Describe the scientific/technical community and the scientific/technical activity using (planning to use) the EGEE infrastructure. A high-level description is needed (neither a detailed specialist report nor a list of references).
The Xi Computer Architecture Lab (University of Cyprus) research projects are memory hierarchy optimizations, speculation techniques, reliability methods for hard errors and mechanisms to reduce temperature problems on multi-cores. A routine activity in our group, and most architectural research teams, is the running of simulation experiments to investigate the potential of new techniques we design.The EGEE provides a high throughput powerful computing platform that matches our simulation needs.
Describe the added value of the Grid for the scientific/technical activity you (plan to) do on the Grid. This should include the scale of the activity and of the potential user community and the relevance for other scientific or business applications
The grid provides a powerful a computing resource to perform more quickly and comprehensively design space exploration that is crucial for determining both timely and good solution points in the design space we explore. In general, every set of experiments in our projects may require several hundreds of simulations, due to a plethora of interacting parameters, with individual runs requiring several anything from several hours to few days.
There are jobs that require certain hardware configurations such as large memory size and number of processors.

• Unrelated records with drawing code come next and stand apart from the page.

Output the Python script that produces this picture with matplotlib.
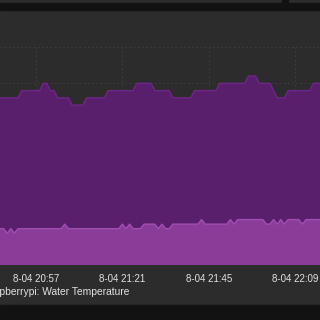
import numpy as np
import matplotlib
matplotlib.use("Agg")
import matplotlib.pyplot as plt
from matplotlib.patches import Rectangle

# minutes relative to 20:57, one sample per minute
minutes = list(range(-10, 80))

# upper series
upper = ([46] * 6 + [48] * 6 + [50] * 2 + [48] * 2 + [46] * 4 + [44] * 4 +
         [46] * 6 + [48] * 8 + [50] * 5 + [48] * 5 + [46] * 6 + [48] * 7 +
         [50] * 8 + [52] * 3 + [50] * 4 + [48] * 1 + [46] * 3 + [48] * 7 + [50] * 3)

# lower series: water temperature
lower = ([10, 10, 8.75, 10, 8.75] + [10] * 13 + [11.25] + [10] * 15 +
         [11.25, 10, 11.25, 10, 10, 10] + [11.25] * 4 + [10, 11.25, 10, 10] +
         [11.25] * 8 + [12.5] + [11.25] * 7 + [12.5, 11.25] + [12.5] * 8 +
         [11.25, 11.25, 12.5, 11.25, 12.5, 11.25] + [12.5] * 4 + [11.25] + [12.5] * 5)

tick_pos = [0, 24, 48, 72]
tick_labels = ["8-04 20:57", "8-04 21:21", "8-04 21:45", "8-04 22:09"]
legend_label = "raspberrypi: Water Temperature"

panel = "#2c2c2c"
dark = "#121212"
fig = plt.figure(figsize=(3.2, 3.2), dpi=100, facecolor=panel)

# dark separators of the dashboard
fig.patches.append(Rectangle((0, 1 - 10 / 320), 1, 7 / 320, transform=fig.transFigure,
                             color=dark, zorder=0))
fig.patches.append(Rectangle((282 / 320, 1 - 3 / 320), 6 / 320, 3 / 320,
                             transform=fig.transFigure, color=dark, zorder=0))
fig.patches.append(Rectangle((0, 0), 1, 15 / 320, transform=fig.transFigure,
                             color=dark, zorder=0))

ax = fig.add_axes([0, 1 - 265 / 320, 1, 218 / 320])
ax.set_facecolor(panel)
x = np.array(minutes)
ax.fill_between(x, 0, upper, color="#591f6c", lw=0, zorder=2)
ax.plot(x, upper, color="#6e2688", lw=1, zorder=3)
ax.fill_between(x, 0, lower, color="#8a3d98", lw=0, zorder=4)
ax.plot(x, lower, color="#a24db3", lw=1, zorder=5)

ax.set_xlim(-10, -10 + 320 / 3.6)
ax.set_ylim(0, 60)
ax.set_yticks([10, 20, 30, 40, 50, 60])
ax.set_xticks(tick_pos)
ax.set_xticklabels(tick_labels, fontsize=7, family="Liberation Sans", color="#e2e2e2")
ax.tick_params(axis="x", length=0, pad=6.3)
ax.tick_params(axis="y", left=False, labelleft=False)
for s in ax.spines.values():
    s.set_visible(False)
ax.grid(True, color="#5a5a5a", lw=0.6, ls=(0, (2, 3)))
for gl in ax.get_xgridlines() + ax.get_ygridlines():
    gl.set_zorder(6)
    gl.set_alpha(0.45)

fig.text(129 / 320, 1 - 292 / 320, legend_label, ha="right", va="center",
         fontsize=7.4, family="Liberation Sans", color="#e2e2e2")

fig.savefig("out.png", dpi=100, facecolor=panel)
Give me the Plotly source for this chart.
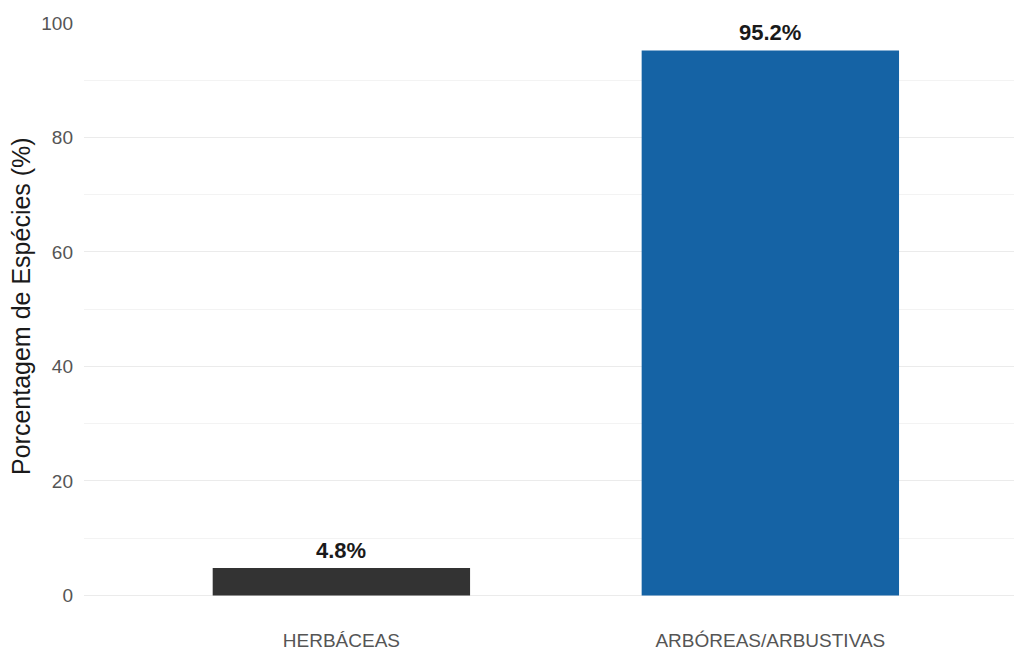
import plotly.graph_objects as go

categories = ["HERBÁCEAS", "ARBÓREAS/ARBUSTIVAS"]
values = [4.8, 95.2]
labels = ["4.8%", "95.2%"]
colors = ["#333333", "#1563a5"]
y_ticks = [0, 20, 40, 60, 80, 100]
y_minor = [10, 30, 50, 70, 90]

fig = go.Figure()
fig.add_trace(go.Bar(
    x=categories, y=values, width=0.6,
    marker=dict(color=colors, line=dict(width=0)),
    hoverinfo="skip",
))
for c, v, t in zip(categories, values, labels):
    fig.add_annotation(x=c, y=v, text=f"<b>{t}</b>", showarrow=False,
                       yanchor="bottom", yshift=3,
                       font=dict(family="Liberation Sans, Arial", size=22, color="#1a1a1a"))

# y axis title as rotated annotation (positioned like the reference)
fig.add_annotation(xref="paper", yref="paper", x=(21 - 84) / 930, y=(624 - 306) / 601,
                   text="Porcentagem de Espécies (%)", textangle=-90, showarrow=False,
                   xanchor="center", yanchor="middle",
                   font=dict(family="Liberation Sans, Arial", size=25, color="#1a1a1a"))

fig.update_layout(
    width=1014, height=653,
    margin=dict(l=84, r=0, t=23, b=29, autoexpand=False),
    paper_bgcolor="white", plot_bgcolor="white",
    showlegend=False,
    font=dict(family="Liberation Sans, Arial"),
    xaxis=dict(
        type="category", range=[-0.6, 1.568], automargin=False,
        showgrid=False, zeroline=False, showline=False, ticks="",
        tickfont=dict(size=19, color="#555555"),
        ticklabelstandoff=3,
    ),
    yaxis=dict(
        range=[-5, 100], tickvals=y_ticks, automargin=False,
        showgrid=True, gridcolor="#ebebeb", gridwidth=1,
        minor=dict(tickvals=y_minor, showgrid=True, gridcolor="#f3f3f3", gridwidth=1),
        zeroline=False, showline=False, ticks="",
        tickfont=dict(size=19, color="#555555"),
        ticklabelstandoff=10,
    ),
)

fig.write_html("out.html")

With grid functionality, we can define criteria for the resources that best match our needs and then run in parallel as many jobs as available resources to achieve a high throughput simulation methodology. The usual quick turnaround from submission to completion enables us to become more efficient to
determine good solution points.
Report on the experience (or the proposed activity). It would be very important to mention key services which are essential for the success of your activity on the EGEE infrastructure.
A good interface for job submission, management (resubmit, cancel e.t.c) and retrieving results is necessary. We developed scripts for this but a complete suite of such services can be very useful since the grid intend for high throughput that assumes 1000 of jobs running simultaneously by each user.Using the Storage Element to save the results has the advantage of not being affected by any user interface machine failures but it requires the user to delete any unused files to avoid flooding the SE. Initializing the proxy on every submission avoids any unexpected proxy expiration and job failures. Specifying different requirements for different job categories can increase throughput if slow jobs go to faster but smaller clusters and faster jobs to slower but bigger clusters (more nodes).A more detailed report on job failures will be very useful to understand and deal with it.Sometimes grid seemed very unreliable.Usually only 80% of the jobs submitted were finished in less than 12 hours.